I agree with the idea of re-investing out of state, but I would be very careful and very selective with where you choose. Illinois wouldn't even be in my top ten given the tax burden there, and the fact that they're losing residents faster than they're gaining.
I would focus on metro areas with strong diversified job markets, preferably ones that could withstand a near term economic downturn, and with growing populations. I would avoid any metro area too heavily reliant on one industry. I prefer metro areas with at least 3-5 medium to large companies. I would stray away from areas with only one or two big companies employing the majority of residents, unless they're very strong stable companies (i.e. Walmart Bentonville AR). Another attribute to consider would be an area with at least one large university.
Some examples I would consider fit into the above criteria:
- Atlanta GA (strongest job market of this list)
- Memphis TN (lacks a large major university)

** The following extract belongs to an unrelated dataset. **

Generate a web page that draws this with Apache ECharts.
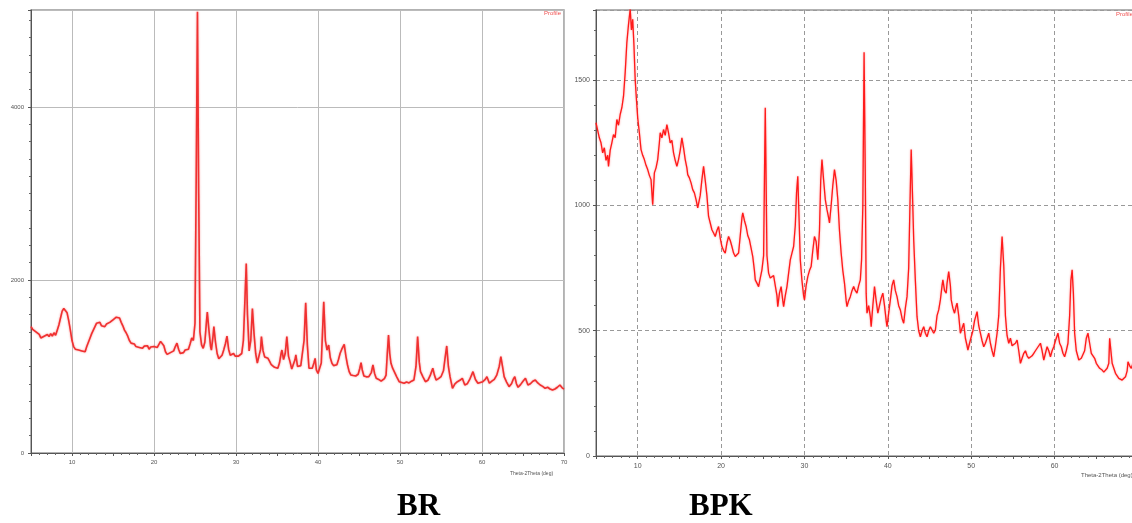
<!DOCTYPE html>
<html><head><meta charset="utf-8">
<script src="https://cdn.jsdelivr.net/npm/echarts@6/dist/echarts.min.js"></script>
<style>html,body{margin:0;padding:0;background:#fff}#c{width:1132px;height:523px}</style>
</head><body><div id="c"></div>
<script>
// BR pattern: [2theta, intensity]
const brData = [
[5.0,1460],[5.2,1430],[5.4,1445],[5.6,1400],[5.8,1420],[6.0,1370],[6.2,1330],[6.4,1310],[6.6,1350],[6.8,1330],
[7.0,1370],[7.2,1345],[7.4,1380],[7.6,1350],[7.8,1390],[8.0,1360],[8.2,1420],[8.4,1480],[8.6,1560],[8.8,1640],
[9.0,1670],[9.2,1680],[9.4,1620],[9.6,1530],[9.8,1420],[10.0,1300],[10.2,1230],[10.4,1200],[10.6,1215],[10.8,1190],
[11.0,1210],[11.2,1180],[11.4,1200],[11.6,1170],[11.8,1230],[12.0,1280],[12.2,1330],[12.4,1380],[12.6,1420],[12.8,1460],
[13.0,1500],[13.2,1480],[13.4,1510],[13.6,1470],[13.8,1490],[14.0,1460],[14.2,1490],[14.4,1470],[14.6,1510],[14.8,1500],
[15.0,1540],[15.2,1520],[15.4,1570],[15.6,1550],[15.8,1560],[16.0,1510],[16.2,1470],[16.4,1420],[16.6,1390],[16.8,1350],
[17.0,1300],[17.2,1270],[17.4,1250],[17.6,1260],[17.8,1230],[18.0,1250],[18.2,1220],[18.4,1240],[18.6,1210],[18.8,1235],
[19.0,1215],[19.2,1240],[19.4,1200],[19.6,1225],[19.8,1205],[20.0,1230],[20.2,1210],[20.4,1220],[20.6,1240],[20.8,1290],
[21.0,1300],[21.2,1240],[21.4,1170],[21.6,1140],[21.8,1130],[22.0,1160],[22.2,1140],[22.4,1180],[22.6,1230],[22.8,1270],
[23.0,1200],[23.2,1150],[23.4,1130],[23.6,1160],[23.8,1190],[24.0,1170],[24.2,1200],[24.4,1260],[24.6,1330],[24.8,1300],
[25.0,1500],[25.15,3200],[25.3,5100],[25.45,3000],[25.6,1400],[25.8,1250],[26.0,1210],[26.2,1280],[26.4,1520],[26.5,1630],
[26.7,1420],[26.9,1230],[27.0,1190],[27.2,1350],[27.3,1460],[27.5,1280],[27.7,1150],[27.9,1090],[28.1,1080],[28.3,1130],
[28.5,1190],[28.7,1260],[28.9,1350],[29.1,1200],[29.3,1130],[29.5,1150],[29.7,1150],[29.9,1120],[30.1,1110],[30.3,1120],
[30.5,1135],[30.7,1150],[30.9,1300],[31.1,1800],[31.25,2190],[31.4,1600],[31.6,1180],[31.8,1300],[32.0,1670],[32.2,1380],
[32.4,1150],[32.6,1040],[32.8,1030],[33.0,1200],[33.1,1345],[33.3,1180],[33.5,1110],[33.7,1100],[33.9,1095],[34.1,1060],
[34.3,1020],[34.5,1000],[34.7,990],[34.9,985],[35.1,980],[35.3,1040],[35.5,1150],[35.6,1190],[35.8,1080],[36.0,1150],
[36.2,1345],[36.4,1120],[36.6,1050],[36.8,970],[37.0,960],[37.2,1080],[37.3,1133],[37.5,1000],[37.7,980],[37.9,1010],
[38.1,1030],[38.3,1300],[38.5,1737],[38.7,1250],[38.9,980],[39.1,975],[39.3,980],[39.5,1040],[39.65,1094],[39.8,960],
[40.0,920],[40.2,980],[40.4,1040],[40.55,1400],[40.7,1749],[40.9,1300],[41.1,1190],[41.3,1248],[41.5,1100],[41.7,1037],
[41.9,1010],[42.1,998],[42.3,1020],[42.5,1080],[42.7,1152],[42.9,1200],[43.2,1256],[43.4,1120],[43.6,1017],[43.8,940],
[44.0,902],[44.3,895],[44.6,890],[44.9,910],[45.1,980],[45.25,1044],[45.4,960],[45.6,890],[45.9,880],[46.2,882],
[46.5,930],[46.7,1017],[46.9,920],[47.1,863],[47.4,850],[47.7,830],[47.9,824],[48.1,860],[48.3,900],[48.45,1150],
[48.6,1364],[48.75,1150],[48.9,1037],[49.1,980],[49.3,940],[49.6,880],[49.9,824],[50.2,815],[50.5,806],[50.8,820],
[51.1,810],[51.4,830],[51.7,844],[51.95,1000],[52.15,1345],[52.35,1050],[52.5,940],[52.8,880],[53.1,824],[53.4,840],
[53.7,900],[54.0,979],[54.2,900],[54.4,844],[54.7,860],[55.0,882],[55.3,950],[55.5,1100],[55.7,1237],[55.9,1000],
[56.1,882],[56.4,748],[56.7,800],[57.0,824],[57.3,840],[57.6,863],[57.9,786],[58.2,800],[58.5,850],[58.9,940],
[59.2,850],[59.5,806],[59.8,815],[60.1,824],[60.4,850],[60.6,882],[60.9,806],[61.2,830],[61.5,850],[61.8,900],
[62.1,1000],[62.3,1113],[62.5,1000],[62.7,882],[63.0,820],[63.3,767],[63.6,800],[63.8,850],[64.0,882],[64.2,800],
[64.4,759],[64.7,790],[65.0,830],[65.3,863],[65.6,786],[65.9,800],[66.2,830],[66.5,844],[66.8,810],[67.1,786],
[67.4,770],[67.7,748],[68.0,760],[68.3,740],[68.6,728],[68.9,740],[69.2,760],[69.5,786],[69.8,750],[70.0,740]
];
// BPK pattern: [2theta, intensity]
const bpkData = [
[5.0,1330],[5.2,1300],[5.4,1270],[5.6,1250],[5.8,1210],[6.0,1230],[6.2,1180],[6.4,1200],[6.5,1156],[6.7,1220],
[6.9,1250],[7.1,1283],[7.3,1270],[7.5,1343],[7.7,1320],[7.9,1363],[8.1,1390],[8.3,1436],[8.5,1530],[8.7,1650],
[8.9,1723],[9.1,1783],[9.25,1700],[9.4,1743],[9.55,1640],[9.7,1503],[9.85,1423],[10.0,1350],[10.2,1290],[10.4,1223],
[10.6,1200],[10.8,1183],[11.0,1160],[11.2,1143],[11.4,1120],[11.6,1103],[11.8,1003],[12.0,1130],[12.2,1150],[12.4,1183],
[12.6,1250],[12.7,1290],[12.9,1270],[13.1,1303],[13.3,1280],[13.5,1323],[13.7,1290],[13.9,1250],[14.1,1260],[14.3,1210],
[14.5,1180],[14.7,1156],[14.9,1183],[15.1,1220],[15.3,1270],[15.5,1230],[15.7,1183],[15.9,1150],[16.0,1123],[16.2,1110],
[16.4,1090],[16.6,1063],[16.8,1050],[17.0,1023],[17.2,990],[17.3,983],[17.5,1040],[17.7,1103],[17.9,1156],[18.1,1100],
[18.3,1040],[18.5,956],[18.7,930],[18.9,903],[19.1,890],[19.3,876],[19.5,900],[19.7,916],[19.9,870],[20.1,836],
[20.3,820],[20.5,810],[20.7,850],[20.9,876],[21.1,860],[21.3,836],[21.5,810],[21.7,796],[21.9,800],[22.1,810],
[22.3,880],[22.5,950],[22.6,970],[22.8,940],[23.0,916],[23.2,880],[23.4,863],[23.6,830],[23.8,796],[24.0,740],
[24.1,703],[24.3,690],[24.5,676],[24.7,710],[24.9,743],[25.1,800],[25.2,1100],[25.3,1390],[25.4,1100],[25.5,800],
[25.7,730],[25.9,710],[26.1,703],[26.3,720],[26.5,716],[26.7,640],[26.8,596],[27.0,650],[27.2,676],[27.4,620],
[27.5,596],[27.7,640],[27.9,676],[28.1,730],[28.3,783],[28.5,810],[28.7,836],[28.9,920],[29.05,1050],[29.2,1116],
[29.35,950],[29.5,783],[29.7,700],[29.9,640],[30.0,623],[30.2,680],[30.4,716],[30.6,740],[30.8,756],[31.0,820],
[31.2,876],[31.4,856],[31.6,783],[31.8,900],[31.95,1100],[32.1,1183],[32.3,1100],[32.5,1023],[32.7,983],[32.9,950],
[33.0,930],[33.2,1000],[33.4,1080],[33.6,1143],[33.8,1100],[34.0,1023],[34.2,900],[34.4,810],[34.6,740],[34.8,690],
[35.0,620],[35.1,596],[35.3,620],[35.5,636],[35.7,660],[35.9,676],[36.1,660],[36.3,650],[36.5,680],[36.7,703],
[36.85,783],[37.0,1000],[37.15,1611],[37.3,1100],[37.4,650],[37.5,570],[37.7,600],[37.9,556],[38.0,516],[38.2,600],
[38.4,676],[38.6,620],[38.8,570],[39.0,600],[39.2,630],[39.4,650],[39.6,600],[39.8,540],[39.9,516],[40.1,570],
[40.3,623],[40.5,680],[40.7,703],[40.9,660],[41.1,636],[41.3,600],[41.5,583],[41.7,550],[41.9,530],[42.1,590],
[42.3,636],[42.5,750],[42.65,1000],[42.8,1223],[42.95,1050],[43.1,863],[43.3,700],[43.5,556],[43.7,500],[43.9,476],
[44.1,500],[44.3,516],[44.5,490],[44.7,476],[44.9,500],[45.1,516],[45.3,510],[45.5,490],[45.7,503],[45.9,560],
[46.1,583],[46.3,623],[46.5,680],[46.6,703],[46.8,660],[47.0,650],[47.1,690],[47.3,736],[47.5,680],[47.6,623],
[47.8,590],[48.0,570],[48.2,600],[48.3,610],[48.5,560],[48.7,490],[48.9,510],[49.1,530],[49.3,470],[49.5,440],
[49.6,423],[49.8,450],[50.0,476],[50.2,500],[50.4,540],[50.7,576],[50.9,520],[51.1,490],[51.3,460],[51.5,436],
[51.7,450],[51.9,470],[52.1,490],[52.3,450],[52.5,420],[52.7,396],[52.9,440],[53.1,490],[53.3,560],[53.5,750],
[53.7,876],[53.9,760],[54.1,560],[54.3,480],[54.5,450],[54.7,470],[54.9,440],[55.1,436],[55.3,450],[55.5,463],
[55.7,420],[55.9,370],[56.1,390],[56.3,410],[56.5,420],[56.7,400],[56.9,390],[57.1,383],[57.3,400],[57.5,410],
[57.7,420],[57.9,430],[58.1,440],[58.3,450],[58.5,420],[58.7,383],[58.9,410],[59.1,436],[59.3,420],[59.5,396],
[59.7,420],[59.9,436],[60.1,460],[60.4,490],[60.6,450],[60.8,436],[61.0,410],[61.2,396],[61.4,420],[61.6,450],
[61.8,560],[61.95,700],[62.1,743],[62.25,650],[62.4,490],[62.6,420],[62.9,383],[63.2,390],[63.4,383],[63.6,420],
[63.8,470],[64.0,490],[64.2,450],[64.4,410],[64.6,400],[64.8,390],[65.0,370],[65.2,360],[65.4,350],[65.7,343],
[65.9,335],[66.1,330],[66.3,350],[66.5,370],[66.6,470],[66.75,420],[66.9,370],[67.1,350],[67.3,330],[67.5,320],
[67.7,310],[67.9,315],[68.1,303],[68.3,310],[68.5,316],[68.7,340],[68.8,376],[69.0,360],[69.2,350],[69.4,370],[69.6,360]
];
const xRange = [5, 70];
const brYMax = 5120, brYStep = 2000;
const bpkYMax = 1780, bpkYStep = 500;
const panelNames = ['BR', 'BPK'];
const profileLabel = 'Profile';
const xAxisName = 'Theta-2Theta (deg)';

const chart = echarts.init(document.getElementById('c'), null, {renderer: 'canvas'});
function xAxisCfg(gridIndex, gridColor, dashed, fs, margin) {
  return {
    type: 'value', gridIndex, min: xRange[0], max: xRange[1], interval: 5,
    axisLine: {show: true, lineStyle: {color: '#555', width: 1}},
    axisTick: {show: true, length: 3, lineStyle: {color: '#555'}},
    minorTick: {show: true, splitNumber: 5, length: 2, lineStyle: {color: '#666'}},
    axisLabel: {fontSize: fs, color: '#555', margin, hideOverlap: false,
      formatter: v => (v % 10 === 0 ? String(v) : '')},
    splitLine: {show: true, lineStyle: {color: ['rgba(0,0,0,0)', gridColor], width: 1, type: dashed ? [4, 3] : 'solid'}},
    minorSplitLine: {show: false}
  };
}
function yAxisCfg(gridIndex, max, step, minorN, gridColor, dashed, fs, margin) {
  return {
    type: 'value', gridIndex, min: 0, max, interval: step,
    axisLine: {show: true, lineStyle: {color: '#555', width: 1}},
    axisTick: {show: true, length: 3, lineStyle: {color: '#555'}},
    minorTick: {show: true, splitNumber: minorN, length: 2, lineStyle: {color: '#666'}},
    axisLabel: {fontSize: fs, color: '#555', margin,
      formatter: v => (v % step === 0 ? String(v) : '')},
    splitLine: {show: true, lineStyle: {color: gridColor, width: 1, type: dashed ? [4, 3] : 'solid'}}
  };
}
chart.setOption({
  animation: false,
  backgroundColor: '#fff',
  grid: [
    {left: 31, width: 533, top: 10, bottom: 70, show: true, borderColor: '#999', borderWidth: 1.5, outerBoundsMode: 'none', containLabel: false},
    {left: 596, width: 542, top: 10, bottom: 67, show: true, borderColor: '#999', borderWidth: 1.5, outerBoundsMode: 'none', containLabel: false}
  ],
  xAxis: [xAxisCfg(0, '#bbb', false, 6, 6), xAxisCfg(1, '#999', true, 7, 7)],
  yAxis: [yAxisCfg(0, brYMax, brYStep, 10, '#bbb', false, 6, 7), yAxisCfg(1, bpkYMax, bpkYStep, 5, '#999', true, 7, 6)],
  series: [
    {type: 'line', xAxisIndex: 0, yAxisIndex: 0, data: brData, showSymbol: false, symbol: 'none',
      lineStyle: {color: '#f03030', width: 1.6, shadowColor: 'rgba(240,60,60,0.6)', shadowBlur: 2}, clip: true},
    {type: 'line', xAxisIndex: 1, yAxisIndex: 1, data: bpkData, showSymbol: false, symbol: 'none',
      lineStyle: {color: '#ff1a1a', width: 1.3, shadowColor: 'rgba(255,40,40,0.5)', shadowBlur: 2}, clip: true}
  ],
  graphic: [
    {type: 'text', left: 544, top: 10, style: {text: profileLabel, fill: '#f05050', font: '6px Arial'}},
    {type: 'text', left: 1116, top: 11, style: {text: profileLabel, fill: '#f05050', font: '6px Arial'}},
    {type: 'text', left: 510, top: 471, style: {text: xAxisName, fill: '#555', font: '5px Arial'}},
    {type: 'text', left: 1081, top: 472, style: {text: xAxisName, fill: '#555', font: '6px Arial'}},
    {type: 'text', left: 397, top: 491, style: {text: panelNames[0], fill: '#000', font: 'bold 31px "Liberation Serif", serif'}},
    {type: 'text', left: 689, top: 491, style: {text: panelNames[1], fill: '#000', font: 'bold 31px "Liberation Serif", serif'}}
  ]
});
</script></body></html>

- Indianapolis IN (lacks a large major university)
- Columbus OH
- Nashville TN (fastest growing of this list)
- Pittsburgh PA
Given the current state of the overall economy and the current unemployment rate, I think you could find strong returns in many different metro areas. What is difficult is trying to foresee which metro areas will continue to grow and prosper in a weaker economic environment...or at the very least not contract. As is with buying anytime the economy is doing well, there's always the risk you're buying at or near the top. This is just my opinion, good luck!